— Begin RECORDS SHOWN —

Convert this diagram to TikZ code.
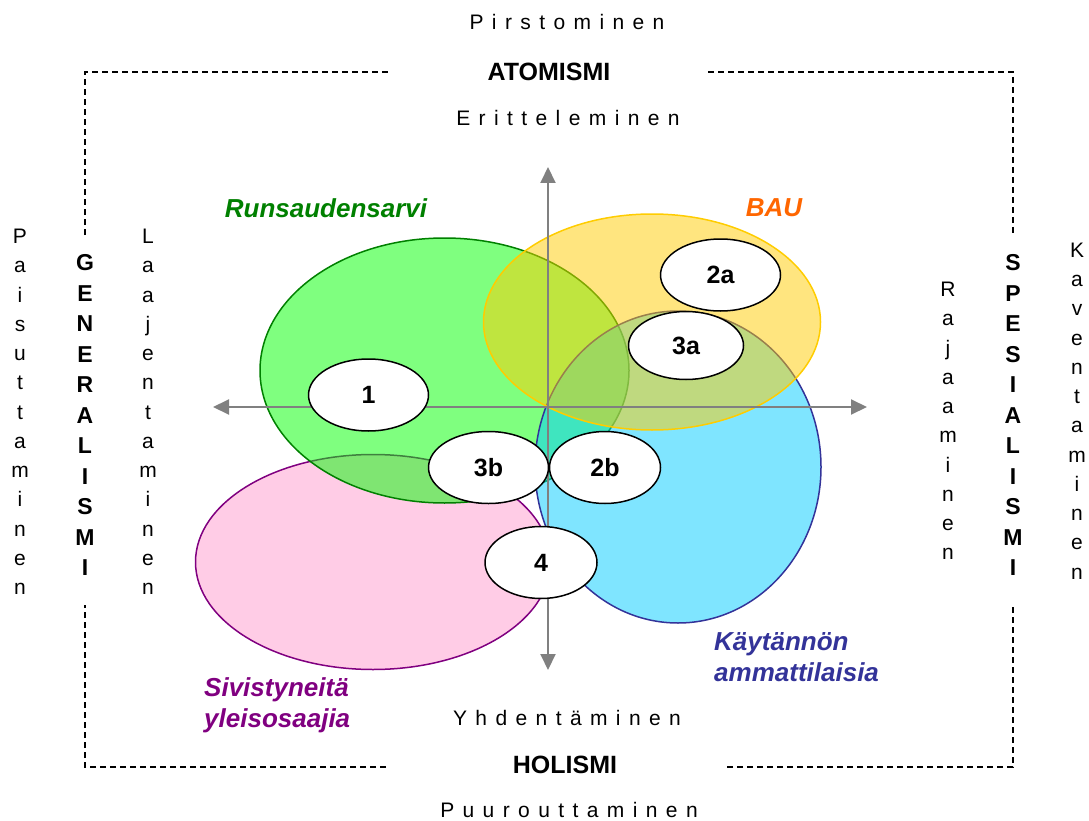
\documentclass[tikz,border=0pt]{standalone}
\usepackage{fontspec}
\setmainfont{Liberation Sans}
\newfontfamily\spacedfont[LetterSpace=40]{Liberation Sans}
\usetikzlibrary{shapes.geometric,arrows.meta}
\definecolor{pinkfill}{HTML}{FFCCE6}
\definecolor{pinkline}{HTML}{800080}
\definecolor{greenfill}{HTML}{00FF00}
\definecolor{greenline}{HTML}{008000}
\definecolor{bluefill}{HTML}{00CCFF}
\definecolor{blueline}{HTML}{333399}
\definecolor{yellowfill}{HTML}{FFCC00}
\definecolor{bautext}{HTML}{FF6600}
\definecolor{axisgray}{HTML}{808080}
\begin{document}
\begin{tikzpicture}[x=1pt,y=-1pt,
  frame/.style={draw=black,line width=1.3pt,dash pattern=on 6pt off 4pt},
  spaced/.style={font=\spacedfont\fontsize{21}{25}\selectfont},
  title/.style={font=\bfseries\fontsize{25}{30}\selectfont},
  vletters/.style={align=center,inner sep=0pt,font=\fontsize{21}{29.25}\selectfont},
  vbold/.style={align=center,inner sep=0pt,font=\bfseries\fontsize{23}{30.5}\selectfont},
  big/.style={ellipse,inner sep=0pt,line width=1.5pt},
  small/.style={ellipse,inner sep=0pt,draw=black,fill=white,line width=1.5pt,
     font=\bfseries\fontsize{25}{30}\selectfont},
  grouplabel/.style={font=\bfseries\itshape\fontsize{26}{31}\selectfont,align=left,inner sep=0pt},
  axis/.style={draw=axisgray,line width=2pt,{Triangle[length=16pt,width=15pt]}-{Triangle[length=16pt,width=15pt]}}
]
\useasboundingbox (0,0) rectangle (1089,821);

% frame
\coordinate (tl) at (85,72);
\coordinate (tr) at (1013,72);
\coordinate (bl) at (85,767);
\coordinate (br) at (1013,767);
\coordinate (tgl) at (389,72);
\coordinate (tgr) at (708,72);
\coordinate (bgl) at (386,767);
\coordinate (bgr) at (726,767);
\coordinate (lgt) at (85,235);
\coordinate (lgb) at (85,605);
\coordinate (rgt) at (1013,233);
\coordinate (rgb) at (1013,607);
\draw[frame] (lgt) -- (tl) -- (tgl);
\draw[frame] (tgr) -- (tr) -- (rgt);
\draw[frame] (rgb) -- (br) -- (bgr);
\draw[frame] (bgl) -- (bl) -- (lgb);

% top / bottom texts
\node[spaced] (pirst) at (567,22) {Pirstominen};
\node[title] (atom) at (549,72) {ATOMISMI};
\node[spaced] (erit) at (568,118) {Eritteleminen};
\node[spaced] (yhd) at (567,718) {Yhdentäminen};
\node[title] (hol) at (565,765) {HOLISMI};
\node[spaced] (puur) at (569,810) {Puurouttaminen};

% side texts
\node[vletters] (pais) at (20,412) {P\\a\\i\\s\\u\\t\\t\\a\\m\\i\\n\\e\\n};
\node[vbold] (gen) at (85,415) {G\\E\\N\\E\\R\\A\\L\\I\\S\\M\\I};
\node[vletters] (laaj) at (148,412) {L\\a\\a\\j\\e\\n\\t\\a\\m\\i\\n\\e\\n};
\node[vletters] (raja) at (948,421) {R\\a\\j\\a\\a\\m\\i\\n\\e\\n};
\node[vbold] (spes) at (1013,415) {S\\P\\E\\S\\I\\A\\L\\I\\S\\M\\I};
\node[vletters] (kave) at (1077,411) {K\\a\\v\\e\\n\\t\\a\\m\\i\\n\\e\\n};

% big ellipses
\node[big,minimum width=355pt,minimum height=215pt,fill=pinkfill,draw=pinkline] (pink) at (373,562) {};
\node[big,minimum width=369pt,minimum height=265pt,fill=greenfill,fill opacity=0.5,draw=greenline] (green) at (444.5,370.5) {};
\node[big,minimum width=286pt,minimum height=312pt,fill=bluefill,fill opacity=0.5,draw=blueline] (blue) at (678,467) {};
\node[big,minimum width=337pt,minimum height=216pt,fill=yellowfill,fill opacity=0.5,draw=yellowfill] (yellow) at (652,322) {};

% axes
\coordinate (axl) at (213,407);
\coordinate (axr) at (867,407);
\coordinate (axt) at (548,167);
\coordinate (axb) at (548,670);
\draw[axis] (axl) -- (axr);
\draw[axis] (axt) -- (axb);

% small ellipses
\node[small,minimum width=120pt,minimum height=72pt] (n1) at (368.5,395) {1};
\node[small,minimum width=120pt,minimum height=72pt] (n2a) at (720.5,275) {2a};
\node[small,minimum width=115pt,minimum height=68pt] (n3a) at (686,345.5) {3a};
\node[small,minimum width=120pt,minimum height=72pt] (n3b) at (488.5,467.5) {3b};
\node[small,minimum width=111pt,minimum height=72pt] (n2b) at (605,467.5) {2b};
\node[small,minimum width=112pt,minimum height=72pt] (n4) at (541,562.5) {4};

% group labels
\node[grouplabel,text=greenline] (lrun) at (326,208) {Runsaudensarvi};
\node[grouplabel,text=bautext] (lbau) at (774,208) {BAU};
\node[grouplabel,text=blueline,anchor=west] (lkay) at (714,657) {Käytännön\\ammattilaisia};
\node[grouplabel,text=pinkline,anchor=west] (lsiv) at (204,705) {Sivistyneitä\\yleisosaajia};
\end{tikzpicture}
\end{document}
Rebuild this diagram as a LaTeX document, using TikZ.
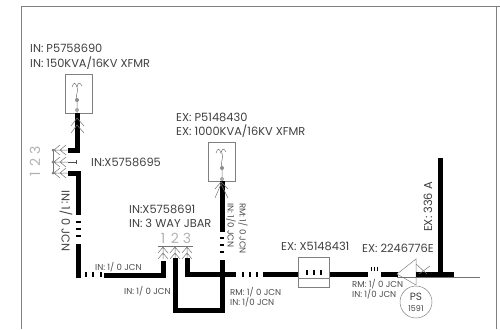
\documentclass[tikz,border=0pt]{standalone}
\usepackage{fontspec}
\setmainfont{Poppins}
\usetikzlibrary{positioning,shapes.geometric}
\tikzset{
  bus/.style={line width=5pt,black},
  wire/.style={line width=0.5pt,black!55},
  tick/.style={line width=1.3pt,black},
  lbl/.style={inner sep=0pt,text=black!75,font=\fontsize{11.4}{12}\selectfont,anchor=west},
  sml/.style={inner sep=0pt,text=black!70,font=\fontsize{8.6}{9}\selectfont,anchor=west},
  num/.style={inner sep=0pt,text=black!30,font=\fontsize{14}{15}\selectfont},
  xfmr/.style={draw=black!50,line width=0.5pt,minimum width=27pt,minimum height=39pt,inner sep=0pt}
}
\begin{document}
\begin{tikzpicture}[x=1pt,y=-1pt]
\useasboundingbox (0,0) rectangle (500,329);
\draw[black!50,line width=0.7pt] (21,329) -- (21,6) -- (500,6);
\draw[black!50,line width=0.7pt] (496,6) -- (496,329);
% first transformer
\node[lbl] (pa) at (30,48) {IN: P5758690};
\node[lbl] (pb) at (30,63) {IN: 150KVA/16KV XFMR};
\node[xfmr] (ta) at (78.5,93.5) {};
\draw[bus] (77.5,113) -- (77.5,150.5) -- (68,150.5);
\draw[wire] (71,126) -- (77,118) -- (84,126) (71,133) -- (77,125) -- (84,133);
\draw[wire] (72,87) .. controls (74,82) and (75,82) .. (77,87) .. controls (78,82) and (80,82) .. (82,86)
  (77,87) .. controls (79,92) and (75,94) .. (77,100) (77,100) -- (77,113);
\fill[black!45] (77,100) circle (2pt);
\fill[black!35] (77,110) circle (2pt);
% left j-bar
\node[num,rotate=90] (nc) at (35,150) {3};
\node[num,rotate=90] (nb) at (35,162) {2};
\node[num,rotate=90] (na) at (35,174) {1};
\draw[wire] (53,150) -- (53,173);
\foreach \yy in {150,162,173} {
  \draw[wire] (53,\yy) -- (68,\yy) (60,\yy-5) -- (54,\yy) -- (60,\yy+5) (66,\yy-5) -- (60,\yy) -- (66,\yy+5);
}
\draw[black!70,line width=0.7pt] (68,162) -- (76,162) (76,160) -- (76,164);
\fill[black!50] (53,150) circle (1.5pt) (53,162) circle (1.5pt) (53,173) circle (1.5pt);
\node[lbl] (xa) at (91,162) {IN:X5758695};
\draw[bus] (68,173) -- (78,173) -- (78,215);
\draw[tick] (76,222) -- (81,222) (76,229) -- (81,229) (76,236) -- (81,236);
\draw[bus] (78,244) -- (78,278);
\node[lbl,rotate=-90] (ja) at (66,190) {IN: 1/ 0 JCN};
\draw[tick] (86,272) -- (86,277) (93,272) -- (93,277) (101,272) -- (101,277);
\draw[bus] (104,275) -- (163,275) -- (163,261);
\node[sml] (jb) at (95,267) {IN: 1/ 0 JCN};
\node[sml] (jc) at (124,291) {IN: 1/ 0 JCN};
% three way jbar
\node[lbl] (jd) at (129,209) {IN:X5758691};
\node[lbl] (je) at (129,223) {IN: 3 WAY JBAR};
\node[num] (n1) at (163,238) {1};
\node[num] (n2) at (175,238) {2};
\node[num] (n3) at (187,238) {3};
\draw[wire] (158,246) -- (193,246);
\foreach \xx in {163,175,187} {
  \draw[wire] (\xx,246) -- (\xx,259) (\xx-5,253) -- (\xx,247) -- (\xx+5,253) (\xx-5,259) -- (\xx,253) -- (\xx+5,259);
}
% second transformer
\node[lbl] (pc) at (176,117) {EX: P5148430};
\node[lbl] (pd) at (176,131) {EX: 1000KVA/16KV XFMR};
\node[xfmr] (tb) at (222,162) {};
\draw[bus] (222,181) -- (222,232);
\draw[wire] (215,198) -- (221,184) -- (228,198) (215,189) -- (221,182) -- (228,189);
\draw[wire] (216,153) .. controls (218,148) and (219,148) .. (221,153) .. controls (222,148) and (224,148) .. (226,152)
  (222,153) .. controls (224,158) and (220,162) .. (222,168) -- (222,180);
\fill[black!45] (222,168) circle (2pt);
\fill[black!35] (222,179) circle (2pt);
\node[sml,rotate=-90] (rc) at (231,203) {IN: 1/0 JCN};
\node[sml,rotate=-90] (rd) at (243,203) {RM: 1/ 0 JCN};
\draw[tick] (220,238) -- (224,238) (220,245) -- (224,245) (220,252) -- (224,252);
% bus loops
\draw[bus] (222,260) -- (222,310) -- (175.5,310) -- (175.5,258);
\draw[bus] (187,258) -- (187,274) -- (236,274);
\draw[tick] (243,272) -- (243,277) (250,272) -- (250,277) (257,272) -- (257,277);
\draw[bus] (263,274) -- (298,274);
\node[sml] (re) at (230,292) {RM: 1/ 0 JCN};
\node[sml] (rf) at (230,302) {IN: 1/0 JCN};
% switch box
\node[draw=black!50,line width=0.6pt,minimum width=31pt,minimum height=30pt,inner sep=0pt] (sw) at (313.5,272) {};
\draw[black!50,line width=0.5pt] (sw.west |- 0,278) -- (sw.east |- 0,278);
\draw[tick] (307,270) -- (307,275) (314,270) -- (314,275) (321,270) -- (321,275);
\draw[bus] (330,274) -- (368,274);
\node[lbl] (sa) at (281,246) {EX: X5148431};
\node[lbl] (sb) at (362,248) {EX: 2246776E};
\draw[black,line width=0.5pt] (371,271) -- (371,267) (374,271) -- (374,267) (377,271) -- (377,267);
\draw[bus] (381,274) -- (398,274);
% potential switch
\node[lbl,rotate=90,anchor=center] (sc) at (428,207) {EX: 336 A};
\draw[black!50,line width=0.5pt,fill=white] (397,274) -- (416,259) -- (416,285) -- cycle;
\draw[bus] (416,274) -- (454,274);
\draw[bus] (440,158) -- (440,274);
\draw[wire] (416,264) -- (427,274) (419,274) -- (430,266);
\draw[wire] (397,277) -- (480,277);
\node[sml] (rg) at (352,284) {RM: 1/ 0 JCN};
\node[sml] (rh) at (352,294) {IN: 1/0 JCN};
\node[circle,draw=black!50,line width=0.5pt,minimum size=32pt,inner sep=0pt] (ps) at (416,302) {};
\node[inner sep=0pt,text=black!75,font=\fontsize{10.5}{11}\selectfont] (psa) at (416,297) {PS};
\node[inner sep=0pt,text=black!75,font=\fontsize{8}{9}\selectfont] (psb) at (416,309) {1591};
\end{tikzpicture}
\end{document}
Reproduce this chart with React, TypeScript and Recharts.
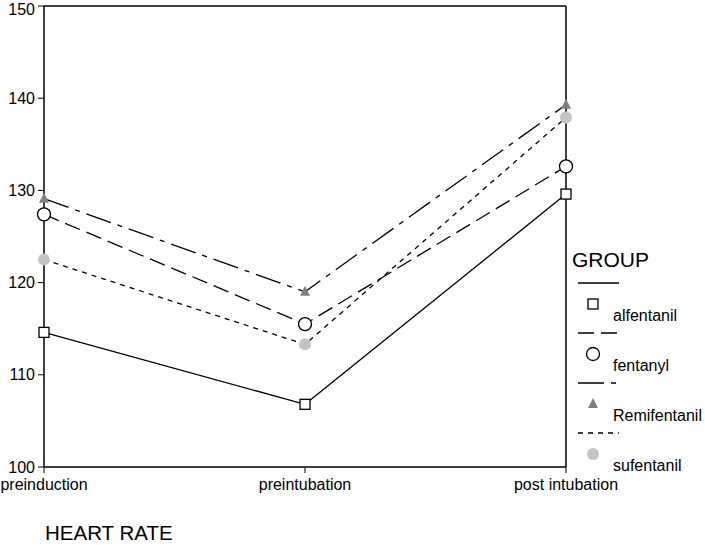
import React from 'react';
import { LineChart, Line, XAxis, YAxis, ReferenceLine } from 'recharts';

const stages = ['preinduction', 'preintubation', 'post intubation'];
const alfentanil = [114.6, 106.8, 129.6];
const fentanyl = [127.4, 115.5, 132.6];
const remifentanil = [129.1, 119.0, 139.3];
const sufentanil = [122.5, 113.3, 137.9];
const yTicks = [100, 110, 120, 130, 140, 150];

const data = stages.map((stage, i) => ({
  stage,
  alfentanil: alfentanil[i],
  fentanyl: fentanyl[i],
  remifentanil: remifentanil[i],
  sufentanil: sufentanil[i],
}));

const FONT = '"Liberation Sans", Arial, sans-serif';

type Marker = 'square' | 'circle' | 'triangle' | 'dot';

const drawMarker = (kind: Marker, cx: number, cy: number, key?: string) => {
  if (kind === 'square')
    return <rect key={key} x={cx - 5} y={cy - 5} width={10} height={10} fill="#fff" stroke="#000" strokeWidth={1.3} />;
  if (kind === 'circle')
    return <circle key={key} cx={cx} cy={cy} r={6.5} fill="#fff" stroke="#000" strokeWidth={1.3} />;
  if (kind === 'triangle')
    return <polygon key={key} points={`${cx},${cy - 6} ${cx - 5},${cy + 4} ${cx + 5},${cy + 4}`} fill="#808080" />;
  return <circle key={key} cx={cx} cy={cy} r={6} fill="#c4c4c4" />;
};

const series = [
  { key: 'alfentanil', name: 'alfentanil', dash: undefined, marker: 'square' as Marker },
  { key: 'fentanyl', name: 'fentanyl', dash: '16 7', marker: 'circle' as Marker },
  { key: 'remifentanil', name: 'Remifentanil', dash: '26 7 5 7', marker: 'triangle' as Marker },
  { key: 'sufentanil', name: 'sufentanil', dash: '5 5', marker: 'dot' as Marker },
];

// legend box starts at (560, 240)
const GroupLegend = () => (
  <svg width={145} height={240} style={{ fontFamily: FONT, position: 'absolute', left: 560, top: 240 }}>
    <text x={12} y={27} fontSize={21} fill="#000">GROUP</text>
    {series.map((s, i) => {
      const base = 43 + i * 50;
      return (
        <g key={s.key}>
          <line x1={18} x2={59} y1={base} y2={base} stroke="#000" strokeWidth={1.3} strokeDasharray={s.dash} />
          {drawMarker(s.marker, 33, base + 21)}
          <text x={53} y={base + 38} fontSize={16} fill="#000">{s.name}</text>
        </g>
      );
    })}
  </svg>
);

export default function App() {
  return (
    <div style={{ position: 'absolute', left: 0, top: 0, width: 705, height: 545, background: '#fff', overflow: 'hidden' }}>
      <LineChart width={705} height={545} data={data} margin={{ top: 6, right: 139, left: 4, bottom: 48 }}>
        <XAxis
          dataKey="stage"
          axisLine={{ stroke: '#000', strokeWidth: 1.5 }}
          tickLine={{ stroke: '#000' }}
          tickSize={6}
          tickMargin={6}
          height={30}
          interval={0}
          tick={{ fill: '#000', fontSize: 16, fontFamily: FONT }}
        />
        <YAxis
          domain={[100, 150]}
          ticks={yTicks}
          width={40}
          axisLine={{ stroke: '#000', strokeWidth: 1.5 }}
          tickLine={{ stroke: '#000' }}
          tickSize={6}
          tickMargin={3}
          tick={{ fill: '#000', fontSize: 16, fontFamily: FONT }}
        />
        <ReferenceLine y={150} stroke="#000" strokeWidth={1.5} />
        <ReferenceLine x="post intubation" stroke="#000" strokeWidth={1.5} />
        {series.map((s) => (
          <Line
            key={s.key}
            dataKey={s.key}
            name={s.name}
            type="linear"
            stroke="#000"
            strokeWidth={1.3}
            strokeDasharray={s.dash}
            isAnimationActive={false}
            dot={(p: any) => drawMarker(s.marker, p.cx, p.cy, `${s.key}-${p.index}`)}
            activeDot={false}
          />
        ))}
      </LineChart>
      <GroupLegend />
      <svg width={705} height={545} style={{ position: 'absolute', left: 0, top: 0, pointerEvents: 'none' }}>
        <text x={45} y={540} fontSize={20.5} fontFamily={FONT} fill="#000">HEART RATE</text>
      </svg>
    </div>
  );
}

— End RECORDS SHOWN —

### CHALLENGE
Go through the records above and copy every line with the word "diagram".

### WRITTEN ANSWER
Convert this diagram to TikZ code.
Rebuild this diagram as a LaTeX document, using TikZ.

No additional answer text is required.